Go-specific notes: Go requires explicit type conversion for absolute values and sums to handle large numbers safely. Sorting slices is done with sort.Ints.

Worked Examples

Example 1: arr = [1,4,1,3], k = 2

Groups:

  • Group 0: indices 0,2 → [1,1] → median 1 → differences 0
  • Group 1: indices 1,3 → [4,3] → median 3 → differences 1

Total operations = 0 + 1 = 1

Example 2: arr = [2,5,5,7], k = 3

Groups:

  • Group 0: indices 0,3 → [2,7] → median 7 → differences 5
  • Group 1: indices 1 → [5] → median 5 → differences 0
  • Group 2: indices 2 → [5] → median 5 → differences 0

Total operations = 5 + 0 + 0 = 5

Complexity Analysis

Measure Complexity Explanation
Time O(n log n) Sorting each of k groups, total n elements across all groups
Space O(n) Storing the k groups in separate lists

The time complexity is dominated by sorting within each group. Space complexity is O(n) for storing the groups.

Test Cases

# Provided examples
assert Solution().makeSubKSumEqual([1,4,1,3], 2) == 1  # Example 1
assert Solution().makeSubKSumEqual([2,5,5,7], 3) == 5  # Example 2

# Edge cases
assert Solution().makeSubKSumEqual([1], 1) == 0  # Single element
assert Solution().makeSubKSumEqual([5,5,5], 1) == 0  # k=1, all equal already
assert Solution().makeSubKSumEqual([1,2,3,4,5], 5) == 6  # Entire array, must equalize sum
assert Solution().makeSubKSumEqual([1,1000000000], 1) == 0  # k=1, no operation needed
Test Why
[1,4,1,3], k=2 Validates simple circular subarrays
[2,5,5,7], k=3 Larger differences, multiple operations
[1], k=1 Single element edge case
[5,5,5], k=1 Minimal operations when all equal
[1,2,3,4,5], k=5 Single subarray covering entire array
[1,1000000000], k=1 Large number handling with minimal changes

Edge Cases

  1. k = 1: Every element forms its own subarray.
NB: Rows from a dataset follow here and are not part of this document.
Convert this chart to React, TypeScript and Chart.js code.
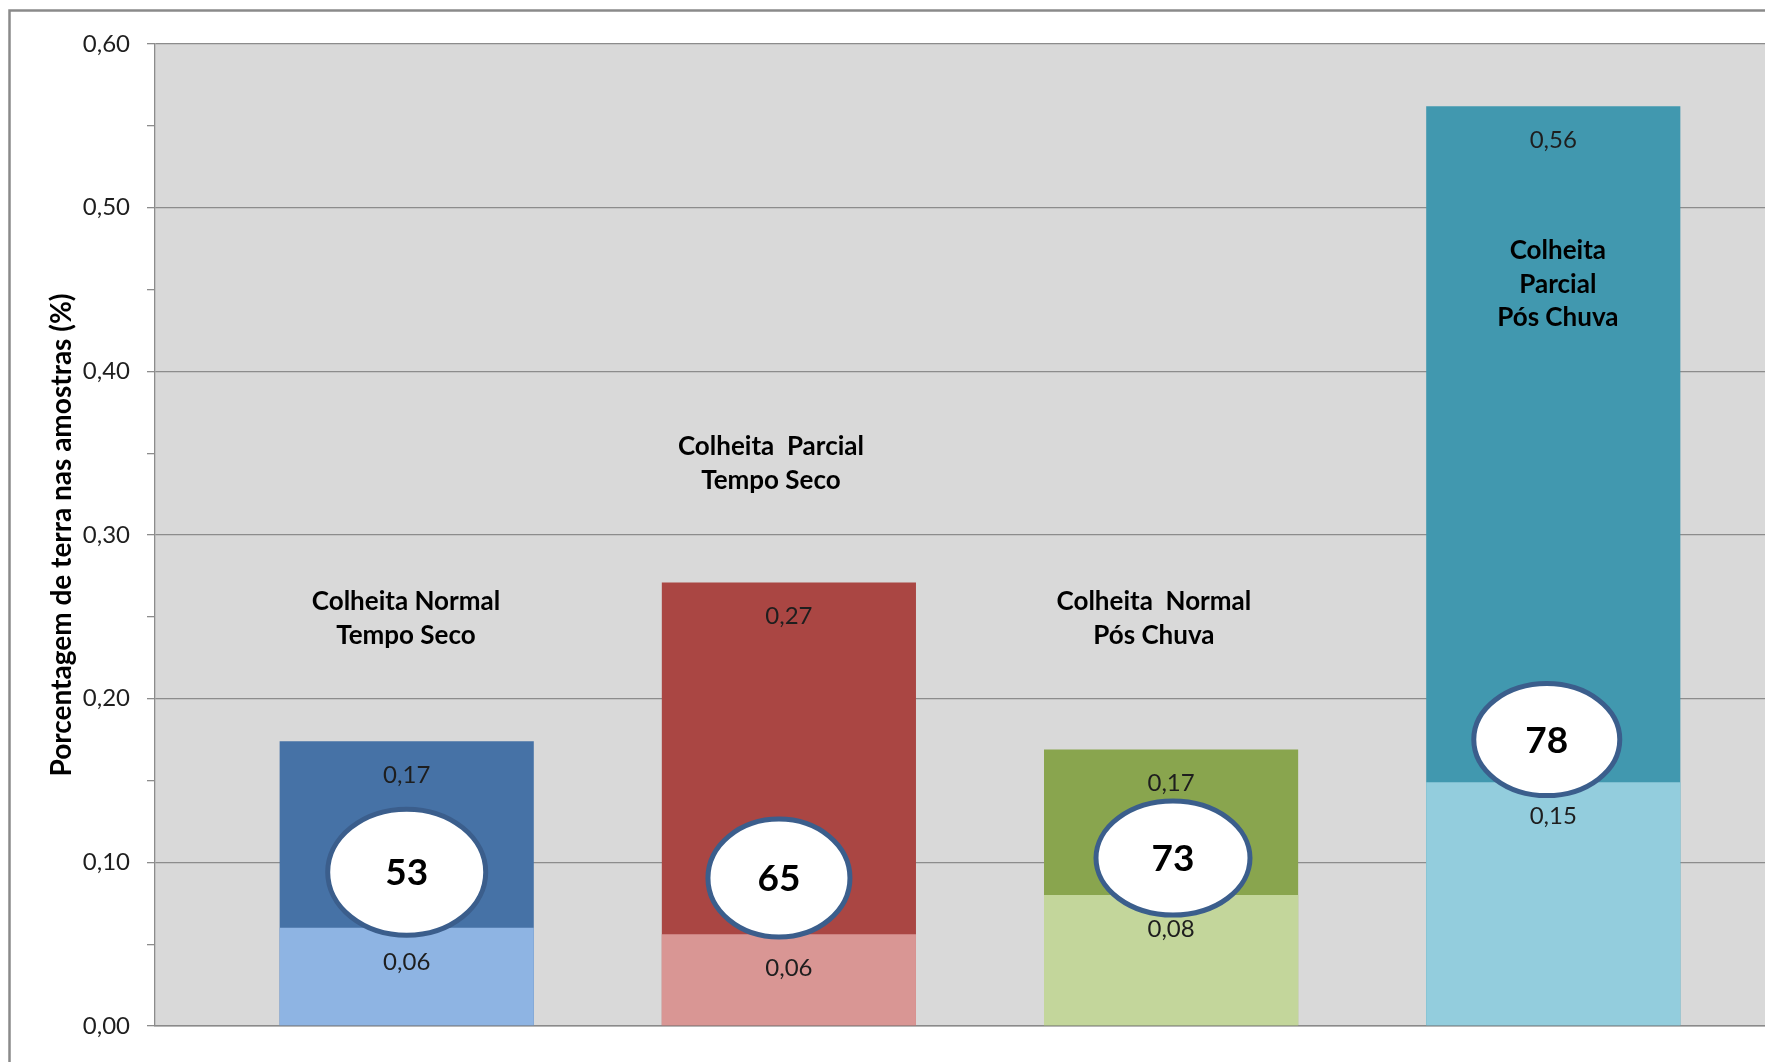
import React, { useEffect, useRef } from 'react';
import { Chart, registerables } from 'chart.js';

Chart.register(...registerables);

// ---- data ----
const categories = [
  ['Colheita Normal', 'Tempo Seco'],
  ['Colheita  Parcial', 'Tempo Seco'],
  ['Colheita  Normal', 'Pós Chuva'],
  ['Colheita', 'Parcial', 'Pós Chuva'],
];
const categoryPositions = [1, 2, 3, 4];
const totalValues = [0.174, 0.271, 0.169, 0.562];
const partValues = [0.06, 0.056, 0.08, 0.149];
const badgeValues = [53, 65, 73, 78];
const yTickLabels = ['0,00', '0,10', '0,20', '0,30', '0,40', '0,50', '0,60'];

// ---- styles / placement (in scale units) ----
const darkColors = ['#4672A6', '#AA4643', '#89A54E', '#4198AF'];
const lightColors = ['#8EB4E3', '#D99694', '#C3D69B', '#93CDDD'];
const categoryTextAnchors = [
  { x: 0.998, y: 0.259 },
  { x: 1.953, y: 0.354 },
  { x: 2.955, y: 0.259 },
  { x: 4.012, y: 0.4735 },
];
const badgeAnchors = [
  { x: 1.0, y: 0.094, rx: 79, ry: 63 },
  { x: 1.974, y: 0.0904, rx: 71, ry: 59 },
  { x: 3.005, y: 0.1026, rx: 77, ry: 57 },
  { x: 3.983, y: 0.175, rx: 73, ry: 56 },
];

const FONT = 'Lato, "Open Sans", sans-serif';
const fmt = (v: number) => v.toFixed(2).replace('.', ',');
const isMajor = (v: number) => Math.round(v * 100) % 10 === 0;

const decorPlugin = {
  id: 'decor',
  beforeDraw(chart: any) {
    const { ctx, chartArea } = chart;
    ctx.save();
    ctx.fillStyle = '#ffffff';
    ctx.fillRect(0, 0, chart.width, chart.height);
    ctx.fillStyle = '#D9D9D9';
    ctx.fillRect(chartArea.left, chartArea.top, chartArea.right - chartArea.left, chartArea.bottom - chartArea.top);
    ctx.strokeStyle = '#8a8a8a';
    ctx.lineWidth = 2.5;
    ctx.strokeRect(9.5, 10.5, chart.width + 50, chart.height + 50);
    ctx.restore();
  },
  afterDatasetsDraw(chart: any) {
    const { ctx } = chart;
    const xs = chart.scales.x;
    const ys = chart.scales.y;
    ctx.save();
    // value labels
    ctx.font = `24px ${FONT}`;
    ctx.fillStyle = '#1e1e1e';
    ctx.textAlign = 'center';
    ctx.textBaseline = 'middle';
    chart.data.datasets.forEach((ds: any, di: number) => {
      const meta = chart.getDatasetMeta(di);
      meta.data.forEach((bar: any, i: number) => {
        ctx.fillText(fmt(ds.data[i].y), bar.x, bar.y + 34);
      });
    });
    // badges
    badgeValues.forEach((val, i) => {
      const b = badgeAnchors[i];
      const cx = xs.getPixelForValue(b.x);
      const cy = ys.getPixelForValue(b.y);
      ctx.beginPath();
      ctx.ellipse(cx, cy, b.rx, b.ry, 0, 0, Math.PI * 2);
      ctx.fillStyle = '#ffffff';
      ctx.fill();
      ctx.lineWidth = 5;
      ctx.strokeStyle = '#3B5E8C';
      ctx.stroke();
      ctx.fillStyle = '#000000';
      ctx.font = `bold 37px ${FONT}`;
      ctx.fillText(String(val), cx, cy + 1);
    });
    // category texts
    ctx.font = `bold 26px ${FONT}`;
    ctx.fillStyle = '#000000';
    categories.forEach((lines, i) => {
      const a = categoryTextAnchors[i];
      const cx = xs.getPixelForValue(a.x);
      const cy = ys.getPixelForValue(a.y);
      lines.forEach((ln, k) => ctx.fillText(ln, cx, cy + k * 33.5));
    });
    ctx.restore();
  },
};

export default function App() {
  const ref = useRef<HTMLCanvasElement | null>(null);
  useEffect(() => {
    if (!ref.current) return;
    const chart = new Chart(ref.current, {
      type: 'bar',
      data: {
        datasets: [
          {
            label: 'parcial',
            data: partValues.map((y, i) => ({ x: categoryPositions[i], y })),
            backgroundColor: lightColors,
            barPercentage: 0.665,
            categoryPercentage: 1,
          } as any,
          {
            label: 'total',
            data: totalValues.map((y, i) => ({ x: categoryPositions[i], y })),
            backgroundColor: darkColors,
            barPercentage: 0.665,
            categoryPercentage: 1,
          } as any,
        ],
      },
      options: {
        responsive: false,
        animation: false,
        devicePixelRatio: 1,
        layout: { padding: { top: 44, bottom: 36, left: 0, right: 0 } },
        plugins: { legend: { display: false }, tooltip: { enabled: false } },
        scales: {
          x: {
            type: 'linear',
            stacked: true,
            offset: false,
            min: 0.3414,
            max: 4.554,
            ticks: { display: false },
            grid: { display: false, drawTicks: false, offset: false },
            border: { display: true, color: '#8a8a8a', width: 1.5 },
            afterBuildTicks: (s: any) => { s.ticks = categoryPositions.map((v) => ({ value: v })); },
            afterFit: (s: any) => { s.height = 0; },
          },
          y: {
            stacked: false,
            min: 0,
            max: 0.6,
            ticks: {
              stepSize: 0.05,
              autoSkip: false,
              padding: 17,
              color: '#1e1e1e',
              font: { family: FONT, size: 24 },
              callback: (v: any) => (isMajor(Number(v)) ? yTickLabels[Math.round(Number(v) * 10)] : ''),
            },
            grid: {
              color: (c: any) => (c.tick && isMajor(c.tick.value) ? '#8c8c8c' : 'rgba(0,0,0,0)'),
              tickColor: '#8c8c8c',
              tickLength: 8,
              lineWidth: 1.3,
            },
            border: { display: true, color: '#8c8c8c', width: 1.3 },
            title: {
              display: true,
              text: 'Porcentagem de terra nas amostras (%)',
              color: '#000000',
              font: { family: FONT, size: 28, weight: 'bold', lineHeight: 1.2 },
              padding: { top: 45, bottom: 0 },
            },
            afterFit: (s: any) => { s.width = 155; },
          },
        },
      } as any,
      plugins: [decorPlugin],
    });
    return () => chart.destroy();
  }, []);
  return (
    <div style={{ position: 'absolute', left: 0, top: 0, width: 1765, height: 1062, overflow: 'hidden' }}>
      <canvas ref={ref} width={1765} height={1062} />
    </div>
  );
}
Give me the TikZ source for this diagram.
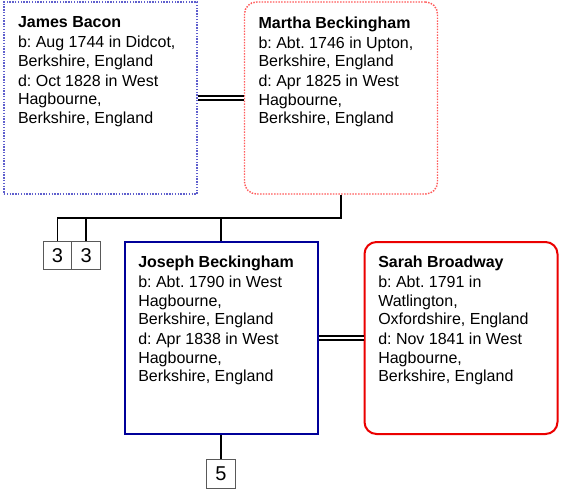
\documentclass[tikz,border=0pt]{standalone}
\usepackage{fontspec}
\setmainfont{Liberation Sans}
\usetikzlibrary{positioning}
\definecolor{malecol}{RGB}{0,0,153}
\definecolor{femcol}{RGB}{235,0,0}
\definecolor{maledot}{RGB}{95,95,205}
\definecolor{femdot}{RGB}{255,90,90}
\frenchspacing
\tikzset{
  person/.style = {minimum width = 144.75pt, minimum height = 144pt, inner sep = 0pt},
  info/.style   = {anchor = north west, inner sep = 0pt, align = left,
                   font = \fontsize{12}{13.8}\selectfont},
  more/.style   = {draw = black!65, line width = 0.6pt, minimum size = 21.5pt,
                   inner sep = 0pt, font = \fontsize{15}{16}\selectfont},
  famline/.style  = {line width = 1.2pt},
  marriage/.style = {double, line width = 1pt, double distance = 1.8pt},
}
\begin{document}
\begin{tikzpicture}[x = 0.75pt, y = -0.75pt]
          \useasboundingbox (0,0) rectangle (562,489);

          % parents
          \node[person, draw = maledot, densely dotted, line width = 1.1pt]
               at (100.5, 98)  (james)  {};
          \node[person, draw = femdot, densely dotted, line width = 1.1pt,
                rounded corners = 9pt]
               at (341, 98)    (martha) {};
          % child and spouse
          \node[person, draw = malecol, line width = 1.5pt]
               at (221, 338)   (joseph) {};
          \node[person, draw = femcol, line width = 1.5pt, rounded corners = 9pt]
               at (461, 338)   (sarah)  {};

          \node[info] at ([shift = {(14.5, 15)}] james.north west)
               {\textbf{James Bacon}\\[1.3pt] b: Aug 1744 in Didcot,\\ Berkshire, England\\[1.3pt]
                d: Oct 1828 in West\\ Hagbourne,\\ Berkshire, England};
          \node[info] at ([shift = {(14.5, 15)}] martha.north west)
               {\textbf{Martha Beckingham}\\[1.3pt] b: Abt. 1746 in Upton,\\ Berkshire, England\\[1.3pt]
                d: Apr 1825 in West\\ Hagbourne,\\ Berkshire, England};
          \node[info] at ([shift = {(14.5, 15)}] joseph.north west)
               {\textbf{Joseph Beckingham}\\[1.3pt] b: Abt. 1790 in West\\ Hagbourne,\\ Berkshire, England\\[1.3pt]
                d: Apr 1838 in West\\ Hagbourne,\\ Berkshire, England};
          \node[info] at ([shift = {(14.5, 15)}] sarah.north west)
               {\textbf{Sarah Broadway}\\[1.3pt] b: Abt. 1791 in\\ Watlington,\\ Oxfordshire, England\\[1.3pt]
                d: Nov 1841 in West\\ Hagbourne,\\ Berkshire, England};

          % more generations
          \node[more] at (57.5, 255.5)                  (sib1) {3};
          \node[more, right = -0.6pt of sib1]           (sib2) {3};
          \node[more, below = 18pt of joseph]           (kids) {5};

          \coordinate (bar) at (0, 218);
          \draw[marriage] (james)  -- (martha);
          \draw[marriage] (joseph) -- (sarah);
          \draw[famline] (martha.south) -- (martha.south |- bar) -| (sib1.north);
          \draw[famline] (sib2.north)   -- (sib2.north |- bar);
          \draw[famline] (joseph.north) -- (joseph.north |- bar);
          \draw[famline] (joseph.south) -- (kids.north);
        \end{tikzpicture}
\end{document}
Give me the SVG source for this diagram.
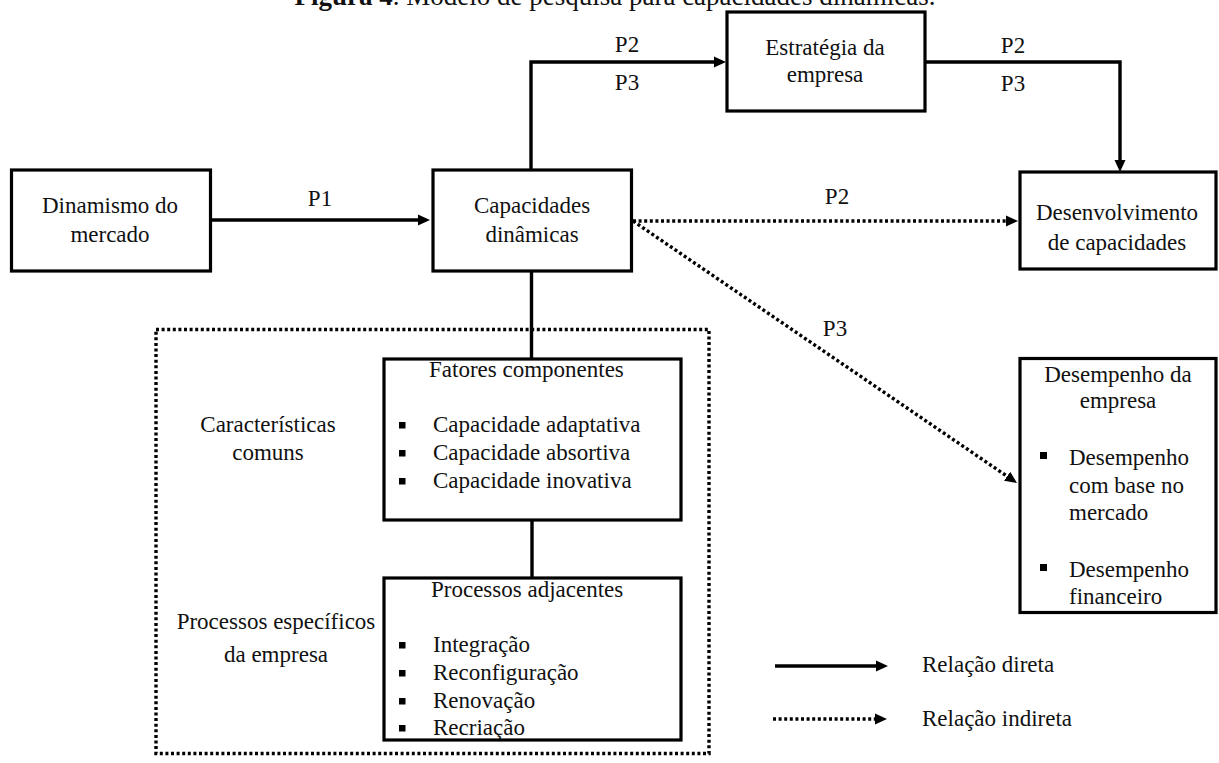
<svg xmlns="http://www.w3.org/2000/svg" width="1219" height="763" viewBox="0 0 1219 763" font-family="'Liberation Serif', 'Times New Roman', serif">
<defs>
<style>
text{font-family:'Liberation Serif','Times New Roman',serif;font-size:23px;fill:#111}
.c{text-anchor:middle}
.box{fill:#fff;stroke:#000;stroke-width:3.2}
.solid{fill:none;stroke:#000;stroke-width:3.4}
.dot{fill:none;stroke:#000;stroke-width:3.4;stroke-dasharray:3 2.6}
.blt{fill:#000}
</style>
<marker id="ah" markerUnits="userSpaceOnUse" markerWidth="13" markerHeight="12" refX="8" refY="6" orient="auto">
<path d="M0,0.5 L12,6 L0,11.5 z" fill="#000"/>
</marker>
</defs>
<rect width="1219" height="763" fill="#fff"/>
<text x="615" y="5" class="c" style="font-size:27px"><tspan font-weight="bold">Figura 4</tspan>. Modelo de pesquisa para capacidades dinâmicas.</text>

<g id="connectors">
<path class="solid" d="M211,220 H426" marker-end="url(#ah)"/>
<path class="solid" d="M531,169 V62 H722" marker-end="url(#ah)"/>
<path class="solid" d="M926,62 H1120 V168" marker-end="url(#ah)"/>
<path class="dot" d="M633,221 H1014" marker-end="url(#ah)"/>
<path class="dot" d="M633,221 L1013.7,480.8" marker-end="url(#ah)"/>
<path class="solid" d="M531.5,272 V358"/>
<path class="solid" d="M532,521 V577"/>
<text x="320" y="206" class="c">P1</text>
<text x="627" y="52" class="c">P2</text>
<text x="627" y="90" class="c">P3</text>
<text x="1013" y="53" class="c">P2</text>
<text x="1013" y="91" class="c">P3</text>
<text x="837" y="204" class="c">P2</text>
<text x="835" y="336" class="c">P3</text>
</g>

<g id="dinamismo">
<rect class="box" x="11.5" y="170" width="199" height="101"/>
<text x="110" y="213" class="c">Dinamismo do</text>
<text x="110" y="242" class="c">mercado</text>
</g>

<g id="capacidades">
<rect class="box" x="433" y="170" width="198.5" height="101"/>
<text x="532" y="213" class="c">Capacidades</text>
<text x="532" y="242" class="c">dinâmicas</text>
</g>

<g id="estrategia">
<rect class="box" x="727" y="12" width="198" height="99"/>
<text x="825" y="55" class="c">Estratégia da</text>
<text x="825" y="82" class="c">empresa</text>
</g>

<g id="desenvolvimento">
<rect class="box" x="1020" y="172" width="196" height="97"/>
<text x="1117" y="220" class="c">Desenvolvimento</text>
<text x="1117" y="250" class="c">de capacidades</text>
</g>

<g id="desempenho">
<rect class="box" x="1020" y="358.5" width="196" height="254"/>
<text x="1118" y="382" class="c">Desempenho da</text>
<text x="1118" y="408" class="c">empresa</text>
<rect class="blt" x="1040" y="452" width="7" height="7"/>
<text x="1069" y="465">Desempenho</text>
<text x="1069" y="493">com base no</text>
<text x="1069" y="520">mercado</text>
<rect class="blt" x="1040" y="564" width="7" height="7"/>
<text x="1069" y="577">Desempenho</text>
<text x="1069" y="604">financeiro</text>
</g>

<g id="grupo">
<rect class="dot" x="156" y="329.5" width="553" height="424" stroke-width="3"/>
<text x="268" y="432" class="c">Características</text>
<text x="268" y="460" class="c">comuns</text>
<text x="276" y="629" class="c">Processos específicos</text>
<text x="276" y="662" class="c">da empresa</text>
</g>

<g id="fatores">
<rect class="box" x="384" y="359" width="297" height="161"/>
<text x="429" y="377">Fatores componentes</text>
<rect class="blt" x="399" y="422" width="6.5" height="6.5"/>
<text x="433" y="432">Capacidade adaptativa</text>
<rect class="blt" x="399" y="450" width="6.5" height="6.5"/>
<text x="433" y="460">Capacidade absortiva</text>
<rect class="blt" x="399" y="478" width="6.5" height="6.5"/>
<text x="433" y="488">Capacidade inovativa</text>
</g>

<g id="processos">
<text x="431" y="597">Processos adjacentes</text>
<rect class="blt" x="399" y="642" width="6.5" height="6.5"/>
<text x="433" y="652">Integração</text>
<rect class="blt" x="399" y="670" width="6.5" height="6.5"/>
<text x="433" y="680">Reconfiguração</text>
<rect class="blt" x="399" y="698" width="6.5" height="6.5"/>
<text x="433" y="708">Renovação</text>
<rect class="blt" x="399" y="725" width="6.5" height="6.5"/>
<text x="433" y="735">Recriação</text>
<rect x="384" y="578" width="297" height="162" fill="none" stroke="#000" stroke-width="3.2"/>
</g>

<g id="legenda">
<path class="solid" d="M775,666 H884" marker-end="url(#ah)"/>
<text x="922" y="672">Relação direta</text>
<path class="dot" d="M773,719 H883" marker-end="url(#ah)"/>
<text x="922" y="726">Relação indireta</text>
</g>
</svg>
No changes are needed if each element is individually considered a subarray. The solution correctly partitions into single-element groups and returns 0 if elements are already equal.
  2. k = arr.length: There is only one subarray covering the whole array. All elements contribute equally, so only the median of all elements is needed to minimize operations.
  3. Large element values: Elements can be as high as 10^9. Using integer arithmetic in Python works naturally, but in Go, explicit type conversion to int64 is required to prevent overflow when summing absolute differences.

This approach handles all these edge cases cleanly by leveraging the modulo grouping and median computation strategy.